Fun Fact: Hawaii Is Not Covered in NATO Treaty

U.S. Navy photo via AP

Well, this seems odd. 

I just learned that if somebody--say the Chinese--attacked the Hawaiian Islands as part of a campaign to seize Taiwan--attacked the military bases in our 50th state NATO countries would not be obliged to help defend the US. 


As a practical matter, it probably doesn't mean much, because aside from France and Great Britain no European country would add that much to our capabilities in a war with China. 

But it still seems weird

Sweden became the newest member of NATO earlier this month, joining 31 nations in the security alliance, including the United States. Well, make that 49 of the 50 United States.

Because in a quirk of geography and history, Hawaii is not technically covered by the NATO pact.

If a foreign power attacked Hawaii – say the US Navy’s base at Pearl Harbor or the headquarters of the Indo-Pacific Command northwest of Honolulu – the members of the North Atlantic Treaty Organization would not be obligated to rise to the Aloha State’s defense.

If you think about it, this quirk explains why Great Britain could only count on the United States to help in its war with Argentina over the Falkland Islands. As a NATO country that had been attacked you might have expected other European countries to come to their aid, but sure enough everybody chickened out. 

Except Ronald Reagan, of course, who helped Maggie Thatcher kick Argentina's butt. It was actually a bit surprising they did so, given that they were on the end of an extremely long supply line and their aircraft carrier was stocked with Harriers, which aren't really fighter aircraft. 


The exception is spelled out in the Washington Treaty, the document that established NATO in 1949, a decade before Hawaii became a state.

While Article 5 of the treaty provides for collective self-defense in the event of a military attack on any member state, Article 6 limits the geographic scope of that.
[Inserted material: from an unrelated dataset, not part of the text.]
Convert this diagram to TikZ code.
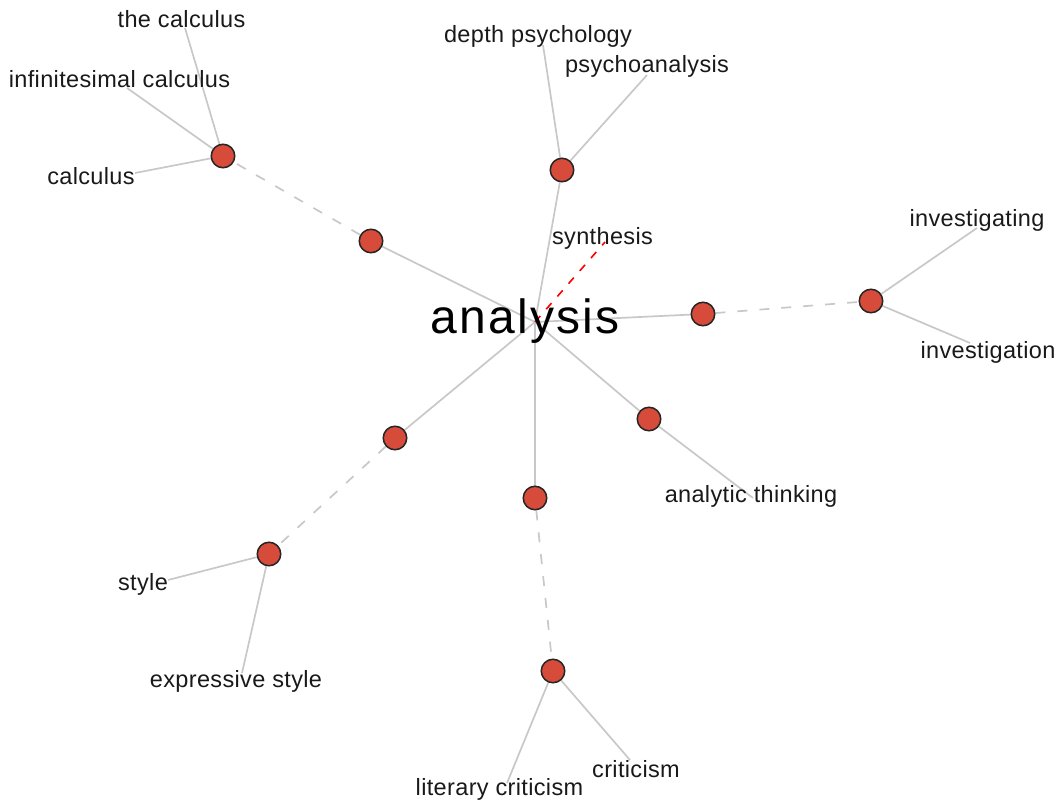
\documentclass[tikz,border=0pt]{standalone}
\usepackage{fontspec}
\setmainfont{Liberation Sans}
\definecolor{nodered}{RGB}{215,75,58}
\definecolor{linkgray}{RGB}{200,200,200}
\pgfdeclarelayer{bg}
\pgfsetlayers{bg,main}
\begin{document}
\begin{tikzpicture}[x=1pt,y=-1pt,
  hub/.style={circle,draw=black!85,line width=1.5pt,fill=nodered,minimum size=23.5pt,inner sep=0pt},
  lbl/.style={anchor=base,inner sep=0pt,text=black!90,font=\fontsize{23.5}{28}\selectfont\addfontfeature{LetterSpace=1.5}},
  title/.style={anchor=base,inner sep=0pt,text=black,font=\fontsize{48}{52}\selectfont\addfontfeature{LetterSpace=4.5}},
  link/.style={draw=linkgray,line width=1.7pt},
  weak/.style={link,dash pattern=on 10pt off 12pt},
  syn/.style={draw=red,line width=1.6pt,dash pattern=on 8pt off 9pt}]
\useasboundingbox (0,0) rectangle (1062,802);

% central term
\coordinate (c) at (535,322);
\node[title] (analysis) at (525,333) {analysis};

% intermediate nodes
\node[hub] (h1) at (223,156) {};
\node[hub] (h2) at (371,241) {};
\node[hub] (h3) at (562,170) {};
\node[hub] (h4) at (703,314) {};
\node[hub] (h5) at (871,301) {};
\node[hub] (h6) at (649,419) {};
\node[hub] (h7) at (535,498) {};
\node[hub] (h8) at (553,671) {};
\node[hub] (h9) at (395,438) {};
\node[hub] (h10) at (269,554) {};

% related terms
\node[lbl] (thecalc) at (181.5,28) {the calculus};
\node[lbl] (infcalc) at (119.5,88) {infinitesimal calculus};
\node[lbl] (calc) at (91,185) {calculus};
\node[lbl] (depth) at (538,43) {depth psychology};
\node[lbl] (psycho) at (647,73) {psychoanalysis};
\node[lbl] (synth) at (602.5,245) {synthesis};
\node[lbl] (invng) at (977,227) {investigating};
\node[lbl] (invon) at (988,358) {investigation};
\node[lbl] (analytic) at (751,502) {analytic thinking};
\node[lbl] (style) at (143,590) {style};
\node[lbl] (expr) at (236,687) {expressive style};
\node[lbl] (litcrit) at (499.5,795) {literary criticism};
\node[lbl] (crit) at (636,777) {criticism};

% where each link meets its label
\coordinate (e-thecalc) at (185,28);
\coordinate (e-infcalc) at (127,88);
\coordinate (e-calc) at (135,173);
\coordinate (e-depth) at (543,45);
\coordinate (e-psycho) at (647,75);
\coordinate (e-synth) at (605,242);
\coordinate (e-invng) at (977,228);
\coordinate (e-invon) at (970,343);
\coordinate (e-analytic) at (753,498);
\coordinate (e-style) at (168,580);
\coordinate (e-expr) at (242,673);
\coordinate (e-litcrit) at (507,783);
\coordinate (e-crit) at (630,760);

\begin{pgfonlayer}{bg}
  \draw[link] (c) -- (h2);
  \draw[link] (c) -- (h3);
  \draw[link] (c) -- (h4);
  \draw[link] (c) -- (h6);
  \draw[link] (c) -- (h7);
  \draw[link] (c) -- (h9);
  \draw[weak] (h2) -- (h1);
  \draw[weak] (h4) -- (h5);
  \draw[weak] (h7) -- (h8);
  \draw[weak] (h9) -- (h10);
  \draw[link] (h1) -- (e-thecalc);
  \draw[link] (h1) -- (e-infcalc);
  \draw[link] (h1) -- (e-calc);
  \draw[link] (h3) -- (e-depth);
  \draw[link] (h3) -- (e-psycho);
  \draw[link] (h5) -- (e-invng);
  \draw[link] (h5) -- (e-invon);
  \draw[link] (h6) -- (e-analytic);
  \draw[link] (h10) -- (e-style);
  \draw[link] (h10) -- (e-expr);
  \draw[link] (h8) -- (e-litcrit);
  \draw[link] (h8) -- (e-crit);
  \draw[syn] (c) -- (e-synth);
\end{pgfonlayer}
\end{tikzpicture}
\end{document}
“An armed attack on one or more of the Parties is deemed to include an armed attack on the territory of any of the Parties in Europe or North America,” Article 6 says. It also says any island territories must be in the North Atlantic, north of the Tropic of Cancer.

A US State Department spokesperson confirmed that Hawaii is not covered by Article 5, but said Article 4, which says members will consult when “the territorial integrity, political independence or security” of any member is threatened, should cover any situation that could affect the 50th state.

I wonder about that. I suspect that our NATO allies might participate in any action we take out of self-interest--best not the bite the hand that feeds you and all that--but that provision in the treaty is big enough to drive a truck through. 

There is little doubt the UK would come to our aid because of ties to Australia and New Zealand, who would likely be dragged into the war. But I wouldn't count on France to hop on the war bandwagon, even if the US were directly attacked. France has nukes and is notoriously...independent. They would choose based on national interest, not questionable treaty obligations. 


I would hesitate to predict what China would or would not do in the case of an invasion of Taiwan. Tactically, an attack on Hawaii is a no-brainer, but strategically, it is playing with fire. The same holds true for an American attack on the Chinese mainland. It's the logical place to strike tactically, but the escalation game gets very complicated. 

Smarter and more experienced people than me have gamed this out, of course, and many people assume that things would escalate (short of nuclear war) quickly. 

A 2022 wargame scenario run by the Center for a New American Security played out with China attacking US command and control installations in Hawaii as part of its war to take Taiwan by force.

John Hemmings, senior director of the Indo-Pacific Foreign and Security Policy Program at the Pacific Forum, says Hawaii’s exclusion from NATO removes “an element of deterrence” when it comes to the possibility of a Chinese strike on Hawaii in support of any potential Taiwan campaign.

Leaving Hawaii out lets Beijing know that NATO’s European members potentially have a bit of an “escape clause” when it comes to defending US territory in such a hypothetical situation, he says.

Of course, everything about Taiwan contains an escape clause, including a US commitment to defend the island. Biden has indicated that we would defend the island, but technically, our official position remains ambiguous. 


"Strategic ambiguity" and all that. 

China is facing structural challenges, and everybody wonders whether the country will get old before it gets rich. It's economy is facing huge challenges, which either means that Taiwan is too big a mountain to climb right now or that invading Taiwan would be a great way to rally support for the government in tough times. 

Only one thing is certain: no battle plan survives first contact with the enemy. And the best way to avoid having to dust off those battle plans is to be very prepared to fight.